Secret voices

All-female a cappella ensemble Anonymous 4 celebrates 25 years with a special performance in J'lem.

The all-female a cappella ensemble 311 (photo credit: Courtesy of Christian Steiner )
The all-female a cappella ensemble 311
(photo credit: Courtesy of Christian Steiner )
While not exactly a homecoming, Marsha Genensky’s trip to this part of the world later this week will be something of a repeat performance. Genensky is one quarter of the Anonymous 4 female a cappella group from the United States which will perform at Jerusalem’s YMCA on Thursday, at 8:30 p.m., and at the Opera House in Tel Aviv on Friday at 9 p.m. The latter concert is part of the Opera House’s Music of all Sorts series.
“We performed in Israel in 2001, although for the life of me I can’t recall what program we did then,” says California-based Genensky.
“But I remember that people liked it,” adds the fifty-something Jewish singer, with undisguised pride.
Her previous trip here was made in very different circumstances.
“I first went to Israel when I was 13, to visit a childhood friend whose parents had fought in the War of Independence. They moved back to the US and then spent a couple of years back in Israel, so I went to see my friend there,” she says.
This time though it will be largely business, with, Genensky hopes, some time to walk around the Old City of Jerusalem, and maybe even get down to the beach in Tel Aviv.
Genensky’s recollection of the ensemble’s success with local audiences in 2001 is probably something of an understatement.
The quartet, which also includes Susan Hellauer, Ruth Cunningham and Jacqueline Horner-Kwiatek, has spent 25 years together, primarily performing medieval music although they have also premiered works by living composers such as John Tavener and Steve Reich.
The name of the group is a pun on the name used to refer to an anonymous English music theorist of the late 13th century, Anonymous IV, who studied at the Notre Dame cathedral in Paris.
In fact, the ensemble’s title is increasingly proving to be a misnomer.
“It seems we are getting less anonymous these days,” admits Genensky. “I think we’ve sold close to two million records with all our records combined.”
Not bad going for an outfit that is way beyond the commercial music pale. And, according to Genensky, quite unexpected.
“When we started to record we had no idea things would work out the way they did. We assumed that we would succeed at the same level, in terms of our recordings, as all the wonderful and talented other ensembles were doing, and for some reason our first recording struck a chord, so to speak,” she adds with a chuckle.
That debut release was An English Ladymass, recorded in 1993, although the group had been performing live all over the world since 1986.
Genensky’s family name comes from a small town in Poland.
“I think it’s some sort of Ellis Island twist on that Jewish city’s name, which was then in Poland, and then wasn’t, and then was again. That side of my family came to the United States in the 1870s.”

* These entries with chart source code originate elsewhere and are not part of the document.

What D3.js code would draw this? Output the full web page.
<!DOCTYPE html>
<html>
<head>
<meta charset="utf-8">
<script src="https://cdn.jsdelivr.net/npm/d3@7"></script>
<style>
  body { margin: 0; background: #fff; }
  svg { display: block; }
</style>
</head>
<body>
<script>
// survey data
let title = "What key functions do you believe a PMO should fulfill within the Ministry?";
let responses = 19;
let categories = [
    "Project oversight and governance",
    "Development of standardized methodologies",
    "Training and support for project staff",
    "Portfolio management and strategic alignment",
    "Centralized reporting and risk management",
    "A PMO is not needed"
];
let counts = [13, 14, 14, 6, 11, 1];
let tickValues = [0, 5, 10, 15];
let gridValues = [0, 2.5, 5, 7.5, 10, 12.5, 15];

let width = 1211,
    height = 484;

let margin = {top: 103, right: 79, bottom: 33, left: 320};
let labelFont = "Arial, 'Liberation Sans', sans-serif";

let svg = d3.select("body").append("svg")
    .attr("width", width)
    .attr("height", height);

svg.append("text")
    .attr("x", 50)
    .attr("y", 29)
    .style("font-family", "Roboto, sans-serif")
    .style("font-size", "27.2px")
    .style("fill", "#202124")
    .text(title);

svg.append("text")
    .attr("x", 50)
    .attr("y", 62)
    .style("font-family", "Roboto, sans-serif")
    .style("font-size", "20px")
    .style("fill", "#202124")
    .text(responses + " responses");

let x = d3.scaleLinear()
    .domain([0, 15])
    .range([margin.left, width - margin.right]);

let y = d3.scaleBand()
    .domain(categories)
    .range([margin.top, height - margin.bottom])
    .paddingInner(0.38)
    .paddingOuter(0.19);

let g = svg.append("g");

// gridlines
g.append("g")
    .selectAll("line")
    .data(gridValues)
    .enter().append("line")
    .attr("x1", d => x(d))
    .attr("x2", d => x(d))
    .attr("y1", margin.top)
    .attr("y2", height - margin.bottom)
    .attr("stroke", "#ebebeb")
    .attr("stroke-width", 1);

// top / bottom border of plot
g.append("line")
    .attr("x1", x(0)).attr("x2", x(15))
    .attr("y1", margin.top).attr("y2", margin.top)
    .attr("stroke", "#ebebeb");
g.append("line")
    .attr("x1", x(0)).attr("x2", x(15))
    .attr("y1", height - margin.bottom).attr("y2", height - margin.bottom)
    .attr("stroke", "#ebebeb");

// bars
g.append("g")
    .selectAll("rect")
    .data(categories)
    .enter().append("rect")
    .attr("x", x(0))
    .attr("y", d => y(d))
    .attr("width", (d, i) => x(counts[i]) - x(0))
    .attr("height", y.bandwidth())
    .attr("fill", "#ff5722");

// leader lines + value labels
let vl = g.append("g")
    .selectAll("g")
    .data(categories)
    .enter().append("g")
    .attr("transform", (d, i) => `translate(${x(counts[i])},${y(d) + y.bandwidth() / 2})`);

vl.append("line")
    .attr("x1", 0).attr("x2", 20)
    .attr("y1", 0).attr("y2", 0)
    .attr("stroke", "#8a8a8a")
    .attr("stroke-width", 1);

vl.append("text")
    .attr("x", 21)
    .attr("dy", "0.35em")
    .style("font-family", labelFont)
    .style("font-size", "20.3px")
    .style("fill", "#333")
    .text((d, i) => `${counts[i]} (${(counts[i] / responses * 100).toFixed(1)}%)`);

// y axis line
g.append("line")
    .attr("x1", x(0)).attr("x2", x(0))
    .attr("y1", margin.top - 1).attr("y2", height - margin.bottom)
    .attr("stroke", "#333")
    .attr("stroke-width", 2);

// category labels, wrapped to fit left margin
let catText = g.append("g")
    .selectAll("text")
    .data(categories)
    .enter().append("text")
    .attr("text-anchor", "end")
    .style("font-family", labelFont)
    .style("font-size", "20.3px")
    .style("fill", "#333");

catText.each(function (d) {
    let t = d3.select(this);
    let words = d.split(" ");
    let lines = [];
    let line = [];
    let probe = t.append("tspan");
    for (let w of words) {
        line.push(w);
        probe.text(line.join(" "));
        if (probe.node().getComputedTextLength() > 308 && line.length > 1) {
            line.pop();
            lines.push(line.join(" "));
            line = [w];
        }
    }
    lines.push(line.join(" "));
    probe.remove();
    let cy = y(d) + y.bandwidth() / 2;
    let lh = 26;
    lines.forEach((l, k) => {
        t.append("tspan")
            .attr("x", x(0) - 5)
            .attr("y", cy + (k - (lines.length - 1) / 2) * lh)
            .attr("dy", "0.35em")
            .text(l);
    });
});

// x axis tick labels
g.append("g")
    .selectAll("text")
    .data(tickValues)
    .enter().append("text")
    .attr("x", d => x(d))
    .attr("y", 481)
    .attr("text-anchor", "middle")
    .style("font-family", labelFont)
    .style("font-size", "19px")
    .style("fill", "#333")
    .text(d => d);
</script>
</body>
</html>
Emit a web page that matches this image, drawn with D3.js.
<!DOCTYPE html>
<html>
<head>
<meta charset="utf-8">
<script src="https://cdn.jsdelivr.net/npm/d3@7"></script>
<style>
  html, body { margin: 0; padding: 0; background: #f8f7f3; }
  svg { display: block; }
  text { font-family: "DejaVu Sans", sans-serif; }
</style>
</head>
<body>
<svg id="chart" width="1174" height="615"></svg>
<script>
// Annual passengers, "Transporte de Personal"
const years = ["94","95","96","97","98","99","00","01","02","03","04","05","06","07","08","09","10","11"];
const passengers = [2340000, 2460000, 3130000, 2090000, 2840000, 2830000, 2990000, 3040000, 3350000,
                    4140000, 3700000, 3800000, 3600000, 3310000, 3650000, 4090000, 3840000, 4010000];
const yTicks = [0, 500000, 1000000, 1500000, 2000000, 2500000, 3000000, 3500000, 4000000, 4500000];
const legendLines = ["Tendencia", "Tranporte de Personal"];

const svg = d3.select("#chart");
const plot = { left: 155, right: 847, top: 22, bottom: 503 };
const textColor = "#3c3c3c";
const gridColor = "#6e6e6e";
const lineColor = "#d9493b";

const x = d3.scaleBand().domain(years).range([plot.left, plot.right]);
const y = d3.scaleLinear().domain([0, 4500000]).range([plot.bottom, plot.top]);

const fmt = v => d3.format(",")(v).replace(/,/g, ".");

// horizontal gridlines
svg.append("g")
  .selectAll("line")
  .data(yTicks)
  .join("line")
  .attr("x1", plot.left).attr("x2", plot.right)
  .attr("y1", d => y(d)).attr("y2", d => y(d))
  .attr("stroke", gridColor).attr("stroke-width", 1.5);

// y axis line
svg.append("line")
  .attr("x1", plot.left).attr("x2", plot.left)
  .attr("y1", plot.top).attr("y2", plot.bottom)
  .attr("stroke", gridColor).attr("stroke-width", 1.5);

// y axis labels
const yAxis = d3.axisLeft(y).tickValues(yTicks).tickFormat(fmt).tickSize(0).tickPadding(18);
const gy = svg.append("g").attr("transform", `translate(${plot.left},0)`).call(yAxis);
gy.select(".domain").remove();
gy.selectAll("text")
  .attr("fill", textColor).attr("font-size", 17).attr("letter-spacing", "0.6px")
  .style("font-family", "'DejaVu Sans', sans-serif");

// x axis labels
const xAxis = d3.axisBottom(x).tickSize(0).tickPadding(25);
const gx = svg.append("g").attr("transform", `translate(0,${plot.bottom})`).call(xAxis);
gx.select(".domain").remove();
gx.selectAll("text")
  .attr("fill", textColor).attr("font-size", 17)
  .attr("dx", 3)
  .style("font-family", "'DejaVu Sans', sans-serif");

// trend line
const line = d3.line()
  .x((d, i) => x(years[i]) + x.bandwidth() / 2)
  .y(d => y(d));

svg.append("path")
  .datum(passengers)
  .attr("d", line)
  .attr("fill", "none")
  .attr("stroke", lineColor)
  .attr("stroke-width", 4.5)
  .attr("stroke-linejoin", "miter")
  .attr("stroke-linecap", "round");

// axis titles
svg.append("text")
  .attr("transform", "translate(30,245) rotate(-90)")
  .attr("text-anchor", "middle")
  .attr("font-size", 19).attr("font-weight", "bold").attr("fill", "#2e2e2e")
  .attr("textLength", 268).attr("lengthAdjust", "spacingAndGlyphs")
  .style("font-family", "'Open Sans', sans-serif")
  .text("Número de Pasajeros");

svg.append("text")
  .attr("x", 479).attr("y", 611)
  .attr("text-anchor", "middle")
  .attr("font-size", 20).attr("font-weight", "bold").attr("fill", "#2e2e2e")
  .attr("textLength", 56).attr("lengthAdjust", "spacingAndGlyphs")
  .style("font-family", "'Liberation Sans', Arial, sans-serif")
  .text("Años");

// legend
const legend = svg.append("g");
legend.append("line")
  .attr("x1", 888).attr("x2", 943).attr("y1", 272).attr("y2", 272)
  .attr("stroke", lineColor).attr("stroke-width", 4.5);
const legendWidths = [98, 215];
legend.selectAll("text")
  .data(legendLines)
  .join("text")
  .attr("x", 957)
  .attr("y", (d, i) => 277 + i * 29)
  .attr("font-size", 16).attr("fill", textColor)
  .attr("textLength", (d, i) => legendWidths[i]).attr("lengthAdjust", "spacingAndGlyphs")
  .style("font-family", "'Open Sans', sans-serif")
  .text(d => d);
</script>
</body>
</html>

So Genensky brings a mixed Jewish-Polish- Californian cultural baggage to her role in the quartet, while the other three come from a variety of backgrounds. Hellauer was born and raised in the Bronx, New York City, Cunningham was brought up in well-heeled Millbrook, New York, while Horner is from Monkstown, County Antrim, in Northern Ireland. Genensky says the cultural spread only serves to enhance the final product.
“Yes, we also all have different original musical training and different original musical interests. But it all feeds into the big pool which is us, and we think it makes it all the richer.”
Genensky says she had to traverse some wide musical and cultural terrain to get to where she is today.
“I started at Hebrew school, and I just realized this morning that my first official performance might have been my bat mitzvah, but don’t quote me on that. I grew up in the folk era, so I grew up listening to Anglo- American folk songs. My first public singing performance and my first real studies were in traditional American folk songs.”
She struck out on her current line of musical work when she was at college, and it seems she happened to be in the right place at the right time.
“While I was at graduate school, I accidentally fell upon the absolutely fabulous early music collegium that was active at the University of Pennsylvania, and that particular collegium had in it the seeds of many of the American groups that are active today in various aspects of early music performance.
“The sound that I heard, coming from that group, was very similar, in terms of intervals and harmonics and over-layering, to what I was hearing in traditional American music. There is some odd sound connection between some medieval music and some American music.”
That goes a long way to explaining why the Anonymous 4 discography includes a couple of records devoted to American music, Gloryland and American Angels.
Genensky says digging into her national musical heritage has been a welcome departure for her and her colleagues.
“We’re talking about very early American polyphony, like the music of [18th-century choral music composer] William Billings.
And we also work with 19th-century music, gospel songs and folk songs, and 20th-century music and even music of today.”
Shortly after completing her studies at Penn State, Anonymous 4 came into being.
“I moved to New York on a whim, and within six months we had formed the ensemble,” Genensky recalls, little knowing that a quarter of a century later the group would still be going strong, and performing all over the world. “I stayed a little longer than I thought I would,” she observes with a smile.